Berkshire holds stock valued at more than $10 billion each of Coca-Cola Co, Wells Fargo & Co, International Business Machines Corp and American Express Co. Buffett said last year that he wanted to keep a balance in his portfolio among companies in different industries and that San Francisco-based Wells Fargo is his favorite bank.

"There's a limit to how much I would want in banks compared with the whole portfolio," he said. "I like loading up on the one I like best."

Buffett in March struck a deal to settle Goldman Sachs warrants granted at the height of the 2008 financial crisis. As New York-based Goldman Sachs's stock has risen, Berkshire's paper profit on the contracts climbed to about $1.3 billion at the May 3 close.

Paper profit

Goldman Sachs and Buffett said that the bank agreed to give him an amount of stock equivalent to his average paper profit in the 10 trading days before the warrants expire on Oct 1. The deal reduces some risk for Berkshire, which would have had to spend about $5 billion for all 43.5 million shares it had the option to buy.

Buffett, 82, said the deal doesn't preclude him from adding more shares of the bank, which he praised in a March statement as a firm whose leaders he has admired since the 1940s. Goldman Sachs has climbed 14 percent this year after rallying 41 percent in 2012 in New York trading.

Asked by Liu what would cause him to purchase additional shares, Buffett answered that he might buy if "it gets cheaper".

Next CEO

Buffett, the leader of Berkshire Hathaway Inc since the 1960s, said the company's next chief executive officer will bolster the company's reputation as a source of stability in times of crisis.

"Berkshire is the 800-number when there's really sort of panic in markets," Buffett said at the company's annual meeting in Omaha, referring to first digits used for toll-free telephone calls in the United States.

Buffett injected $5 billion into Goldman Sachs Group Inc during the financial crisis of 2008 and made a $5 billion bet on Bank of America Corp in 2011 after the lenders' stock slumped. The deals gave Berkshire fixed returns on preferred shares along with warrants that allowed Buffett to benefit from rebounds in the banks' stocks.

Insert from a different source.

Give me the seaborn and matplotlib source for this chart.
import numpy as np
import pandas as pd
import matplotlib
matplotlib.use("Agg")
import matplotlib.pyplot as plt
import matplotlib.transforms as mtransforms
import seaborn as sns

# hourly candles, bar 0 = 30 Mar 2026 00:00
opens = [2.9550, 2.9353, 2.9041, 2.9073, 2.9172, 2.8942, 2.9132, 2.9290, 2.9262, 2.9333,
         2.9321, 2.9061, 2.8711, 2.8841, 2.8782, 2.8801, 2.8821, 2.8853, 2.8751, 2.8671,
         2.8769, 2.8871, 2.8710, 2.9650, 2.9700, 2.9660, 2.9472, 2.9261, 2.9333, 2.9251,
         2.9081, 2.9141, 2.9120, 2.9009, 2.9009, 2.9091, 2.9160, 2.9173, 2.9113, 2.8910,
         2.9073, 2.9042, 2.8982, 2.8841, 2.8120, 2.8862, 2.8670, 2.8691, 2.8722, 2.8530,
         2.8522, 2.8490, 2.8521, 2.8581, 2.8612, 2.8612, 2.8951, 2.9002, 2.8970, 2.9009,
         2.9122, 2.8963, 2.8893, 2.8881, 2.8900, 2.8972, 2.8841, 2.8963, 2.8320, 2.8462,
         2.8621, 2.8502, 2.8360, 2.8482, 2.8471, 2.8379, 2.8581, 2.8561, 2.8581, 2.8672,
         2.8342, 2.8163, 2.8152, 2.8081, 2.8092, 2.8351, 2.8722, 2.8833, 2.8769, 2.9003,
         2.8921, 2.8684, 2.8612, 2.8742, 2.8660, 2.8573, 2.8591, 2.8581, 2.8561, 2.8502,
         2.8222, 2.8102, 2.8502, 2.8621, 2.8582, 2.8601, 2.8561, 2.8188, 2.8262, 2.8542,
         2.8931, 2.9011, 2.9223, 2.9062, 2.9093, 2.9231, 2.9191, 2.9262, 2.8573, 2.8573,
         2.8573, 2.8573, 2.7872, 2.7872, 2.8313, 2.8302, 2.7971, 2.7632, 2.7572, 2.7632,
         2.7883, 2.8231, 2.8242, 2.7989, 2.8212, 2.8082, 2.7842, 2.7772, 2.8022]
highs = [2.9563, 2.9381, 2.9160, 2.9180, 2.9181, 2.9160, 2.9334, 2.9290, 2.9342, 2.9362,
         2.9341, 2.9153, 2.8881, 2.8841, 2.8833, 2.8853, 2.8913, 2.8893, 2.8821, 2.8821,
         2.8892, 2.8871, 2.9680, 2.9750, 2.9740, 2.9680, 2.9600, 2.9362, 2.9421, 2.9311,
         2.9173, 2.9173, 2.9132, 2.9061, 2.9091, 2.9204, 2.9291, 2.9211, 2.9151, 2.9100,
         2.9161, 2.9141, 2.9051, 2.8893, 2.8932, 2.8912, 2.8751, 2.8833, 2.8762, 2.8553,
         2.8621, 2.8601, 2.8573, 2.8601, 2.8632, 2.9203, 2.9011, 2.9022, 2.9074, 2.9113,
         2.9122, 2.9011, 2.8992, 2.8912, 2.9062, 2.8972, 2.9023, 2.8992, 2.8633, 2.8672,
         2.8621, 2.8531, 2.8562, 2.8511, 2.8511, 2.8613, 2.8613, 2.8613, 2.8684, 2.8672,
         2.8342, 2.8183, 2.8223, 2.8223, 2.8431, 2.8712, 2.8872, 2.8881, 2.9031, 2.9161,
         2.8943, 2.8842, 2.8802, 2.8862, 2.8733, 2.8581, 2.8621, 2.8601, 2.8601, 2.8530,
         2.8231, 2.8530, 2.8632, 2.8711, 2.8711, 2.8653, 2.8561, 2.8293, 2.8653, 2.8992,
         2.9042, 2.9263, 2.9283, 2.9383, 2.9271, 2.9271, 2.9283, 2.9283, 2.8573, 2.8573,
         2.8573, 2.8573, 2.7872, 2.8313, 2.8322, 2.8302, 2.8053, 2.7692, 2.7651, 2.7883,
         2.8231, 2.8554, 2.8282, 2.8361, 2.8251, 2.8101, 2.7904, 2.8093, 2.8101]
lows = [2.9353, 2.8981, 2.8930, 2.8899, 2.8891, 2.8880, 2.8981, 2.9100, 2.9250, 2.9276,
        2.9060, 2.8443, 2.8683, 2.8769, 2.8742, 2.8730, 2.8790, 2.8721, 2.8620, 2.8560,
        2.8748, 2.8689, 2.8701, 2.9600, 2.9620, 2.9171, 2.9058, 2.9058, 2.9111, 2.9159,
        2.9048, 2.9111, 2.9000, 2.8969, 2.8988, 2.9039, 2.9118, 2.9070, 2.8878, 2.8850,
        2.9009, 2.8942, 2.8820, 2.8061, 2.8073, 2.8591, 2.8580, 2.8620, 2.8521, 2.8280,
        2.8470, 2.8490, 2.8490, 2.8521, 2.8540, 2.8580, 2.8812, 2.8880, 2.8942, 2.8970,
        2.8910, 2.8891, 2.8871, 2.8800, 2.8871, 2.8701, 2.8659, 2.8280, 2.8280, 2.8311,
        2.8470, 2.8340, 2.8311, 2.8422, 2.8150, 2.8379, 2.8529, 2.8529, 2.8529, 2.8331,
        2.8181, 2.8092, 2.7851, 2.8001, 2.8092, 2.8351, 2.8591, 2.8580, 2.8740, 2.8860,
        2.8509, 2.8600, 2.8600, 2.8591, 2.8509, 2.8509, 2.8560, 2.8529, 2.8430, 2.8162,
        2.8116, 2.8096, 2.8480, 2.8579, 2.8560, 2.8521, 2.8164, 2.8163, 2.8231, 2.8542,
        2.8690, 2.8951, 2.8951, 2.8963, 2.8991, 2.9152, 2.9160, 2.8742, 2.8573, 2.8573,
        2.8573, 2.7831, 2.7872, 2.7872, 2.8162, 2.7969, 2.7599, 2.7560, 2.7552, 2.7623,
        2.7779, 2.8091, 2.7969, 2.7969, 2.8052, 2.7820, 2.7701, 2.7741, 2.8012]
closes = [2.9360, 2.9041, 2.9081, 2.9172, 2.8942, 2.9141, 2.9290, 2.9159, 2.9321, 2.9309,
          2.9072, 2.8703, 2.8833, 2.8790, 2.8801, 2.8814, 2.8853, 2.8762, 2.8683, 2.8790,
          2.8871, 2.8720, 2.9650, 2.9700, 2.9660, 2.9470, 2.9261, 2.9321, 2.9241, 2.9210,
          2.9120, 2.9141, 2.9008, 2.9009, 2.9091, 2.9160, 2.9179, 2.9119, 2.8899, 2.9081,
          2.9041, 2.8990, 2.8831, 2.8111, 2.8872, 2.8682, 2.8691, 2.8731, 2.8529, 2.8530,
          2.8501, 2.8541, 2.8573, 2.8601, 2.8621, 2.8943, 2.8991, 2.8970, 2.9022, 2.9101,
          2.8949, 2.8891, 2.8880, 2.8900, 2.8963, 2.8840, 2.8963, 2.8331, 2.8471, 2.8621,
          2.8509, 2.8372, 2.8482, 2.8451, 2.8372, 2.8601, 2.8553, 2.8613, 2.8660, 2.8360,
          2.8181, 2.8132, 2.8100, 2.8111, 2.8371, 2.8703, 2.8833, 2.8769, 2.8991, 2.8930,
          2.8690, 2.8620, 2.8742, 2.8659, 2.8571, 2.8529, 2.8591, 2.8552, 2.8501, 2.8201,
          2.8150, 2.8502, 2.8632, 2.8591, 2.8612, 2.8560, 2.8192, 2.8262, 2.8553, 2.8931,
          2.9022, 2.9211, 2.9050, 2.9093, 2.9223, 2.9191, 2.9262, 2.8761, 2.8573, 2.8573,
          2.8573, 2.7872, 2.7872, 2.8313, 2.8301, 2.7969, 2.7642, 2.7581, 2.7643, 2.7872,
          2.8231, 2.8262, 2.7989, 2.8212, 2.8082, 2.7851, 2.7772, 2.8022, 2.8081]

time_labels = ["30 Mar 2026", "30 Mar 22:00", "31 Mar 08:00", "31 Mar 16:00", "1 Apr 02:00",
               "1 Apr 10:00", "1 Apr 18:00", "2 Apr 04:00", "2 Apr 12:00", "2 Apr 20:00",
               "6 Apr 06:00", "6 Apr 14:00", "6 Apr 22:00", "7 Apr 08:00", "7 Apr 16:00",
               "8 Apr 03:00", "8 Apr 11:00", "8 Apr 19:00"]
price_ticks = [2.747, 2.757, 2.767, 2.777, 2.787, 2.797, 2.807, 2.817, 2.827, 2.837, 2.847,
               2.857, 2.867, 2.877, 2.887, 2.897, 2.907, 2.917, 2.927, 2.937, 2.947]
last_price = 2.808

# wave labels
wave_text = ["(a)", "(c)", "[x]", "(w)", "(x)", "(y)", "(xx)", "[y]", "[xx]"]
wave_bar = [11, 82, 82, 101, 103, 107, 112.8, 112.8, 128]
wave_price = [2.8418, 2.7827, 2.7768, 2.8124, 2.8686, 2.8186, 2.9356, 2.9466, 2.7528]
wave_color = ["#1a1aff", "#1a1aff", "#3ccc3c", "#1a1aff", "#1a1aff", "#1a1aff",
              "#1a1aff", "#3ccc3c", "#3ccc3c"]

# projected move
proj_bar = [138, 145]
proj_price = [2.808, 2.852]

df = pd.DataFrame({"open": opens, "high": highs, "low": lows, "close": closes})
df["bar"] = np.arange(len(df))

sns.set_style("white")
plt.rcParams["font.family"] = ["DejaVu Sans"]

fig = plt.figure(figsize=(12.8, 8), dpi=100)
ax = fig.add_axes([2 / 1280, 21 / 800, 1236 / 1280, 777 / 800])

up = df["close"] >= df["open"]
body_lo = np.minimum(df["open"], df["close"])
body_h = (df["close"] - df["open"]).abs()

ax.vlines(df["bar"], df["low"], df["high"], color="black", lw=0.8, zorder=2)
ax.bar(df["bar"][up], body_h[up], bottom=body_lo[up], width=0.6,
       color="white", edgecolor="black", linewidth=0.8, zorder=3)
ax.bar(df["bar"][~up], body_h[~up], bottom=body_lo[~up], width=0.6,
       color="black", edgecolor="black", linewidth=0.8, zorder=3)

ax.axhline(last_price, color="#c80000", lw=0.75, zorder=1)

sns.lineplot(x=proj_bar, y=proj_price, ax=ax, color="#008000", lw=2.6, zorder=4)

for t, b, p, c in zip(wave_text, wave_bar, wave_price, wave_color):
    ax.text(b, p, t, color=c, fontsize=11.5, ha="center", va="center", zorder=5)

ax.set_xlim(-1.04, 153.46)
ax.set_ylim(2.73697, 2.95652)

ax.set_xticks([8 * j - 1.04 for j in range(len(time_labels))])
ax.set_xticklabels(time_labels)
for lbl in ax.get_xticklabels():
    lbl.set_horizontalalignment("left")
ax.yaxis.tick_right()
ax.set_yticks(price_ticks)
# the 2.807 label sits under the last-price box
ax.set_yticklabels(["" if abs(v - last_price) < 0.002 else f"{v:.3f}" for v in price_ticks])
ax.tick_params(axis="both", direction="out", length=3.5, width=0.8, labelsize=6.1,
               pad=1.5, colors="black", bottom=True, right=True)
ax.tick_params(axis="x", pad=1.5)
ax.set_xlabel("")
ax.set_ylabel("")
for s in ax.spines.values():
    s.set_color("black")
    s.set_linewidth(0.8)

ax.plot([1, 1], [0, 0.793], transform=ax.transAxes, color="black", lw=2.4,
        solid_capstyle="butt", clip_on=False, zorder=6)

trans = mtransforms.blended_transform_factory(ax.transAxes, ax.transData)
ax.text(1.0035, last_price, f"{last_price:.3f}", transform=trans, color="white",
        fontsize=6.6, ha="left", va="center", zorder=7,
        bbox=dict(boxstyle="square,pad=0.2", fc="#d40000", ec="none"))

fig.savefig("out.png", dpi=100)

Doug Kass, the investor betting on a decline of Berkshire's stock, said Buffett's reputation helped him arrange the deals with companies seeking to restore market confidence. He asked if the next CEO will be able to strike similar agreements.

Buffett said his successor will have access to even more capital as Berkshire grows. There will probably be times of turbulence when there are limited optional sources of liquidity, giving a future Berkshire leader the chance to make investments on favorable terms, Buffett said.

Berkshire brand

"When that happens when I'm not around, it becomes even more attached to the Berkshire brand," Buffett said.

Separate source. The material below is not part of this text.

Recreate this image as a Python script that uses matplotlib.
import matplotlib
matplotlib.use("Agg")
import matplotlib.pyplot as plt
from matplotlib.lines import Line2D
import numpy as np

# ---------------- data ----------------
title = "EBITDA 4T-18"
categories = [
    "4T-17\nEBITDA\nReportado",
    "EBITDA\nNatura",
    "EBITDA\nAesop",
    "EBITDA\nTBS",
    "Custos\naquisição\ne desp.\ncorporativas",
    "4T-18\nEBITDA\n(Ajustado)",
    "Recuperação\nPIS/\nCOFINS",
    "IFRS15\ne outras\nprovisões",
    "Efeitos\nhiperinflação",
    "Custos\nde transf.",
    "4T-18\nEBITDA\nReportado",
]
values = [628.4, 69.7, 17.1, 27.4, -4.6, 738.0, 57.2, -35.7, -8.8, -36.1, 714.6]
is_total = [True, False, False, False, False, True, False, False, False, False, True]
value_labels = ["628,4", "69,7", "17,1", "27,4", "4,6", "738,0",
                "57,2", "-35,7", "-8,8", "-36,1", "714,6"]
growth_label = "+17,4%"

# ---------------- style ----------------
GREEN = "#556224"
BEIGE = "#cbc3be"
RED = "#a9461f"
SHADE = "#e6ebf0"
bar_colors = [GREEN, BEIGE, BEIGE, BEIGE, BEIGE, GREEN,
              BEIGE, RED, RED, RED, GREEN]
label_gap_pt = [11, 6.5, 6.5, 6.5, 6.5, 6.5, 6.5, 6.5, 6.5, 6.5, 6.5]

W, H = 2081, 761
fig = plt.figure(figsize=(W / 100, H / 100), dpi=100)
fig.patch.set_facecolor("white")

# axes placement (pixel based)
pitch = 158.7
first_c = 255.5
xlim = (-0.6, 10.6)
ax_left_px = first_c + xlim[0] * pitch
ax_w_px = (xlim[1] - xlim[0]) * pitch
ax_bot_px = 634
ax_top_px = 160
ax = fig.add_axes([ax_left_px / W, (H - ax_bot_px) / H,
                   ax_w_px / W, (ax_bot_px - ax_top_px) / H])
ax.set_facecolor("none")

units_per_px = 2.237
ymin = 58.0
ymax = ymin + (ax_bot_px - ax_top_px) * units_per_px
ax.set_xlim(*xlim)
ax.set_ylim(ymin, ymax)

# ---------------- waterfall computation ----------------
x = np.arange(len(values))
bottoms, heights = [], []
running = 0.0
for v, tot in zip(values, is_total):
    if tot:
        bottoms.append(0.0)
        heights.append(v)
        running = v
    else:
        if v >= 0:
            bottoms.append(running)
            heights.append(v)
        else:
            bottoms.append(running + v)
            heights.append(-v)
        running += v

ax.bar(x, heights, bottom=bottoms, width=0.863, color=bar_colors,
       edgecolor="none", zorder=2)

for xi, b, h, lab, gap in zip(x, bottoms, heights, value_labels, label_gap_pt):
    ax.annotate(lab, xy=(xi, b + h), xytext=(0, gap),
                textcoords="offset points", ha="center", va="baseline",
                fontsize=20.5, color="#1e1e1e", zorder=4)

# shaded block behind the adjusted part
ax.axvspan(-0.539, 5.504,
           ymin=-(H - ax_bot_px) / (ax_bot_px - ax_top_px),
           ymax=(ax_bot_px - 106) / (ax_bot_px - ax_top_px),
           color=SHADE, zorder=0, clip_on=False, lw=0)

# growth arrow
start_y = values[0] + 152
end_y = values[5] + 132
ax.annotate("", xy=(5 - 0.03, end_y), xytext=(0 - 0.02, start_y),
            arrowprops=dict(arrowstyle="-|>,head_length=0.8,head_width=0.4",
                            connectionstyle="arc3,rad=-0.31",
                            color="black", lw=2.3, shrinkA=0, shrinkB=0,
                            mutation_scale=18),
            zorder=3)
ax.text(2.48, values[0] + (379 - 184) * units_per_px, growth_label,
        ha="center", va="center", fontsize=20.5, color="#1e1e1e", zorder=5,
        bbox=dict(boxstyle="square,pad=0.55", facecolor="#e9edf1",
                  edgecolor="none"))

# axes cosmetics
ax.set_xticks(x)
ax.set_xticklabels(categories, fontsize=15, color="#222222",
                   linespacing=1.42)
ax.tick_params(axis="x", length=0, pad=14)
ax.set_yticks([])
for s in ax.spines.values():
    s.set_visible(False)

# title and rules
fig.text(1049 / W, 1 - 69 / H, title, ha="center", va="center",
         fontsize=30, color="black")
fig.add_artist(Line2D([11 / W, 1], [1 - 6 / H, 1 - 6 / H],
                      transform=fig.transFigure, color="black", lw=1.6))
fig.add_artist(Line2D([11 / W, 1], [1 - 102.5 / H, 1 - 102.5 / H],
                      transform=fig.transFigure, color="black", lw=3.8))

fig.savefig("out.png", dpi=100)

Investors have speculated about who might replace Buffett at the top of the firm he and Vice-Chairman Charles Munger, 89, built into a business valued at more than $260 billion. The CEO, who's also Berkshire's chairman and largest shareholder, has said his roles will be divided once he's no longer leading the company.

Buffett said that Berkshire's board is "solidly in agreement" as to who should be the next CEO. He didn't identify the individual.

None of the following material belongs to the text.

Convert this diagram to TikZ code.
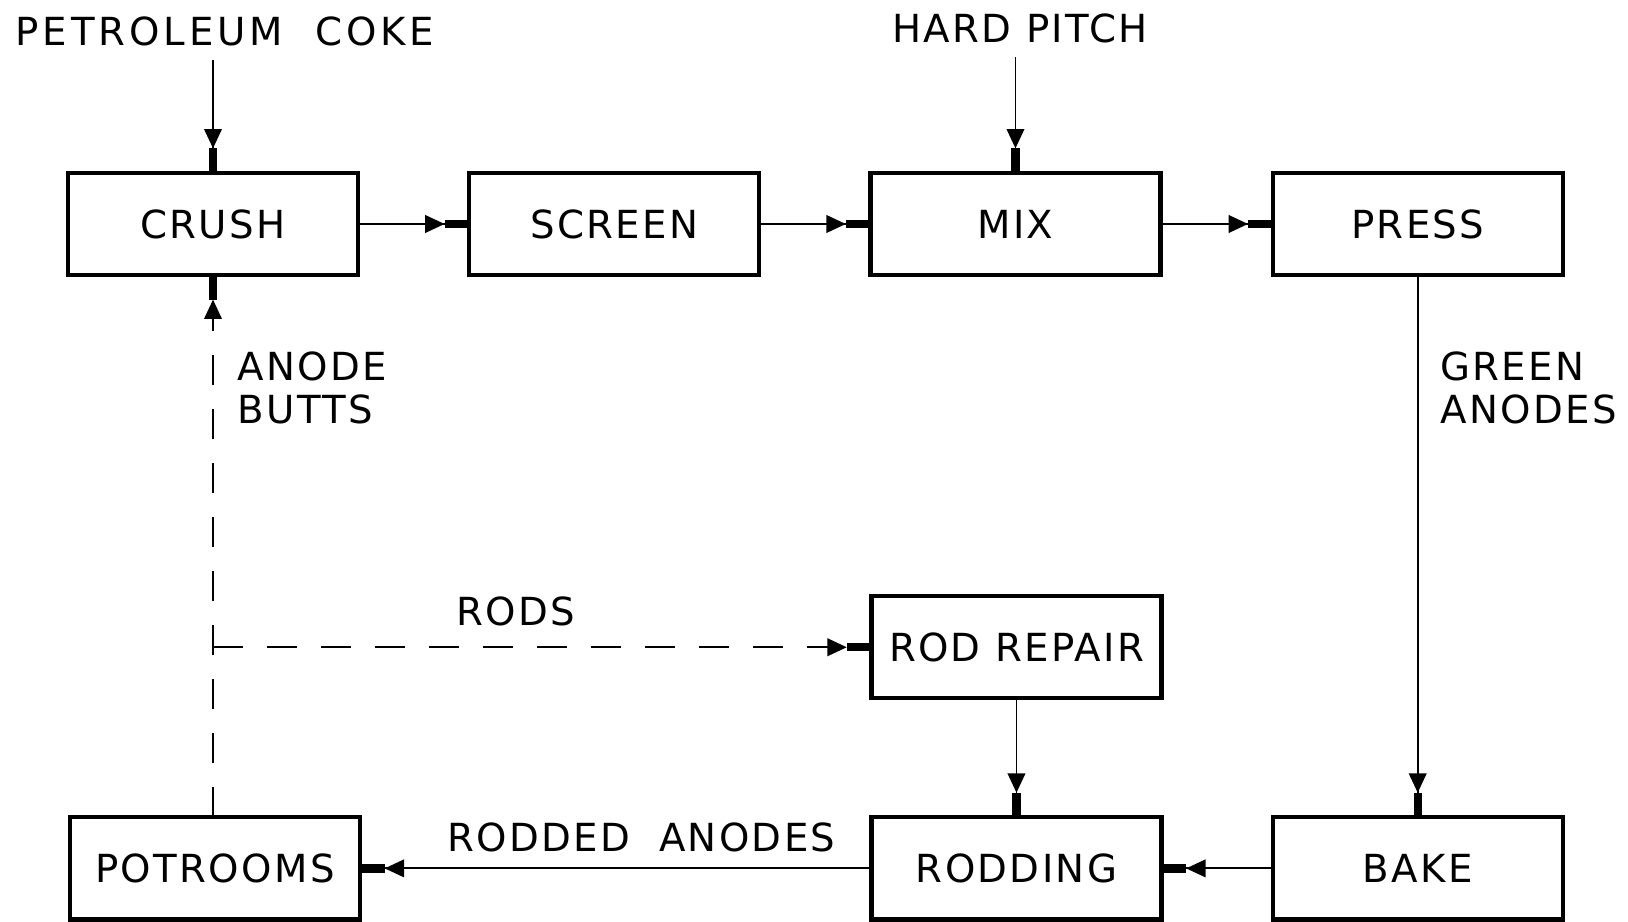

Todd Combs and Ted Weschler, former hedge-fund managers who were hired in the last three years, will oversee Berkshire's investments, Buffett has said. The portfolio includes the largest equity stakes in Coca-Cola Co and Wells Fargo & Co.

The billionaire has also said his son Howard, 58, a Berkshire director since 1993, could be non-executive chairman of a board that also includes Microsoft Corp co-founder Bill Gates. The younger Buffett has said he would protect Berkshire's culture of giving managers autonomy to run their businesses.

"You don't want a CEO who's going to change that and drive managers away," Howard Buffett told Bloomberg Television in an interview that aired on Feb 8. "That's probably one of the key parts of it making sure that part of the culture remains intact. And people that are best suited to run the business run the business."